Re: Possible fire near Lake Edison
- John Ladd asked me to do daily Aspen Fire updates while he is on a trip:
Today, the fire broke above the 20,000-acre level, they have reached 70% containment, and have reduced staffing down to about 1800 firefighters. With big fires like these, once they reach about 70% containment, the fire is usually contained quite quickly... in this case they are still anticipating having it contained by Saturday, Aug 10. However, even after the fire is 100% contained, there will still be small interior patches that will continue to burn within the contained perimeter for several weeks, and also I anticipate the Southeast edge will continue to burn for a while too (see below). If all goes well, I'd guess fire will burn about 25,000 acres in total.
With all the smoke pollution impacting the hikers on the JMT, it will be nice to see this stubborn fire finally put out. However, don't expect the smoke pollution to dwindle over the coming week... the total production of low-level smoke will probably remain very high for the rest of the week as the firefighters conduct back-burns. Also, as the heat from the main fire declines, the smoke will not loft into the upper atmosphere... it will continue to stay close to the ground where it affects people. After the fire is fully contained in about a week, the smoke will begin to decline, but smoke production will continue for several more weeks, as interior patches and the Southeast edge continues to burn. I'd guess that all smoke production will be gone by early September.
Today firefighters started back-burning on the S edge (due west of Huntington Lake). Based on the topography (which dictates where they can bulldoze fire breaks), I anticipate that they are going to back burn about 2000-3000 acres to contain that portion of the fire. This might produce a lot of low-level smoke, which will exacerbate the smoke pollution. Also, some of this area is really low elevation (as low as 2500 feet) so there is a lot of hot-burning chaparral... let's hope a hot chaparral fire doesn't jump this line, or all bets are off. Recent winds have been from the SE, so it looks like the wind is in the firefighters favor along this line.

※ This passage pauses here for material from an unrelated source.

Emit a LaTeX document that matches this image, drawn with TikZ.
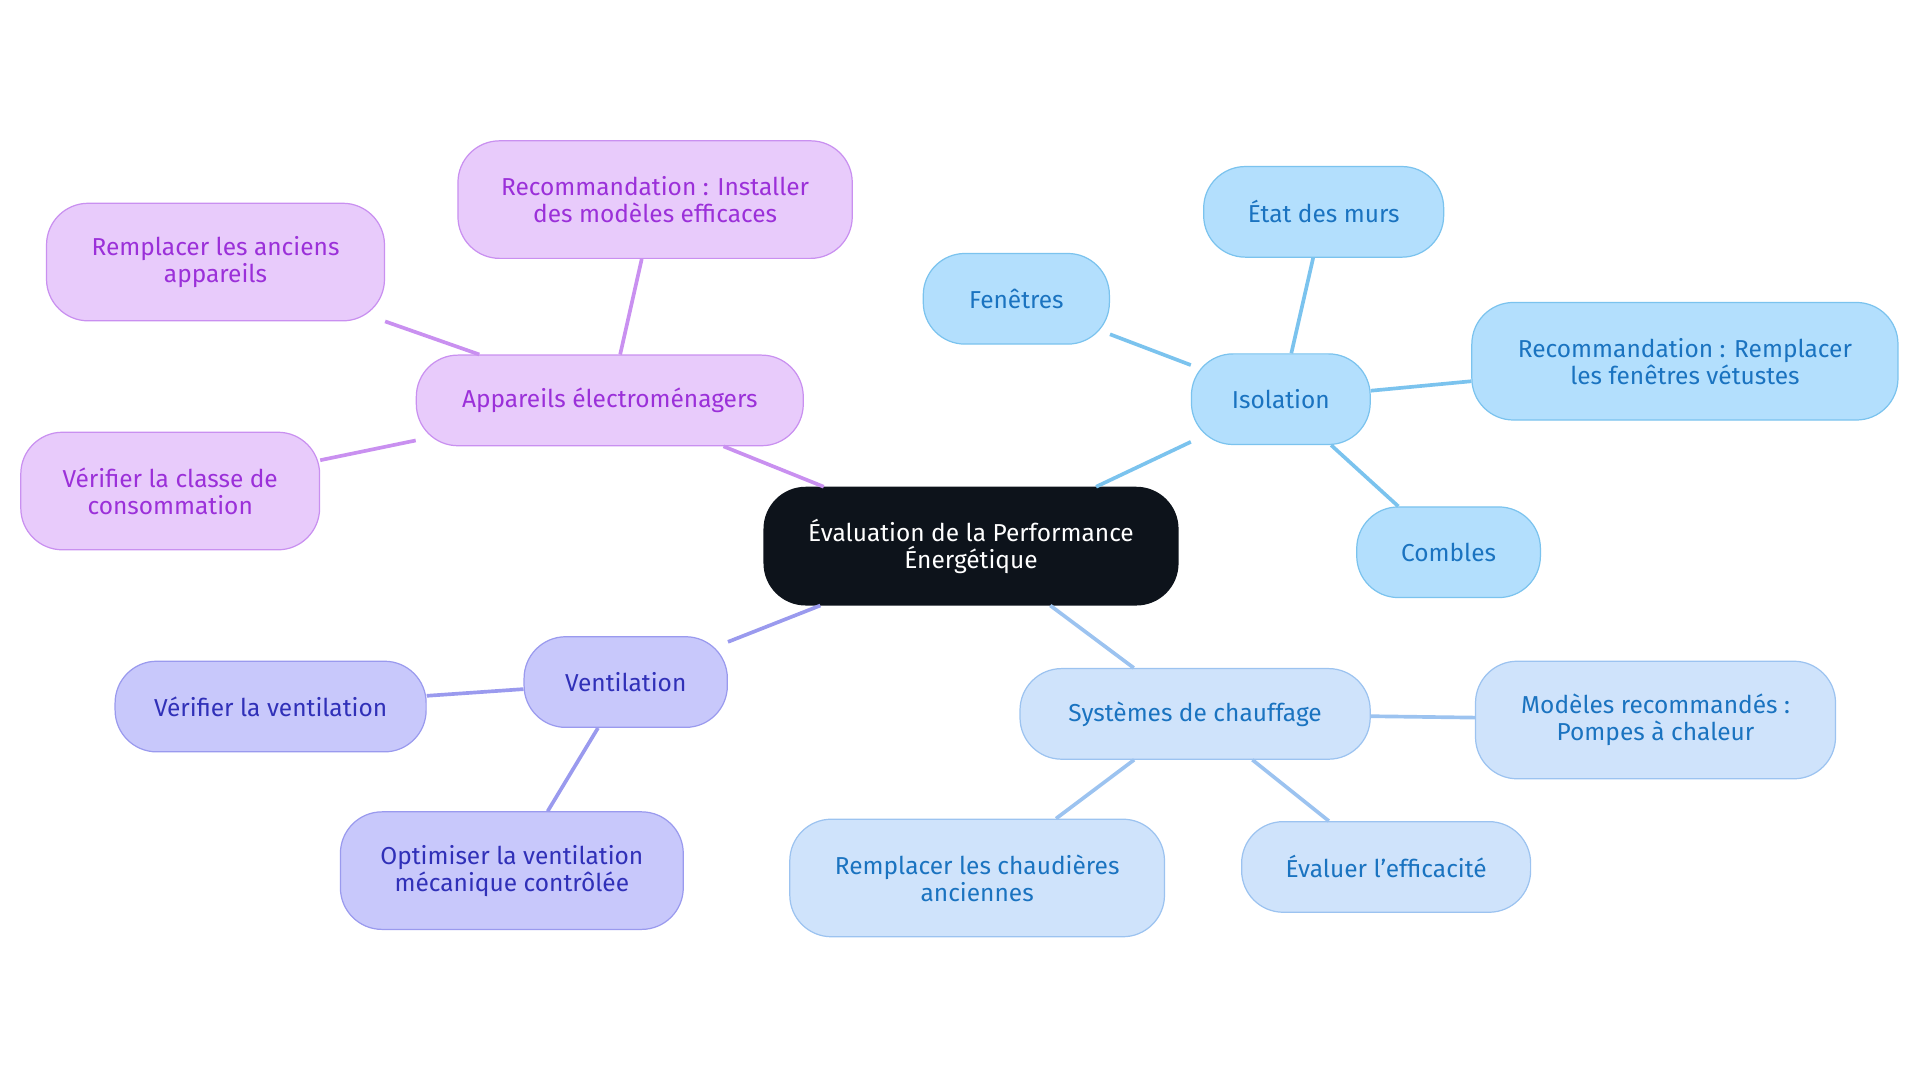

Although higher in elevation (about 5000-6000 feet), there is still a significant amount of hot-burning shrubs among the fire-resistant conifer trees (lots of Red Fir, I was told). A week ago, the fire jumped the first firebreak along this East edge, and the fire management team had to pull back and create a secondary fire break about 2-3 miles to the east of their first fire break, which led to at least another week of burning (and another 4000+ acres burned) along this edge. The fire is just now reaching their secondary fire break along this edge, and it looks like they are succeeding in catching the fire on this edge. They haven't said if they will back-burn along this east edge, but I think they will need to back-burn about 1000 acres in this area tomorrow. The map shows several spot fires along this line, so there is a slight chance the fire might jump this east line (again), which would be a real problem.
Originally, the fire management team was hoping to keep the fire from burning into the Kaiser Wilderness, by stopping it at a road running parallel to the north edge of the Wilderness. However, it jumped that road and is now burning south into the Wilderness. Since fire management folks usually try to avoid using bulldozers in the Wilderness Areas, it looks like they will rely on the bare rocky alpine ridge running through the Kaiser Wilderness to contain the fire. If this happens, they will probably allow the fire to burn through 3000-4000 acres of high-elevation sub-alpine forest, before it burns itself out along the edge of the bare alpine area. In other areas, this fire has burned into areas that didn't otherwise look burnable from aerial photos, so it might burn up to about 9,000 feet where the sub-alpine forest ends at the bare alpine zone. On a blog, someone mentioned that this fire had an unusually high elevation range (2,500 feet to 9,000 feet).
In summary, at 70% containment, the end is near. However, heavy smoke will remain a concern for another week (until full containment). Depending on how long it takes for the back-burn areas, and the Wilderness Area, to burn out, smoke levels might remain high for several additional days after full containment, then the smoke will dwindle for several weeks after that. I anticipate no smoke problems by early September. If all goes well this week, this fire will burn about 25,000 acres.
--- In firstname.lastname@example.org, John Ladd <johnladd@...> wrote:
> Just noticed that they have added an "estimated containment date" to the
> Aspen Fire reporting - Aug 10 (next Saturday).
- On Sat, Aug 10, 2013 at 9:11 PM, Chris <cehauser1@...> wrote:Chris - Thanks for the great reports,
This morning they posted what they are saying is the final fire update for the Aspen Fire. For that reason, I'll call this report my final report too. (Also, I'm leaving for my JMT hike this Friday, so the timing is good.)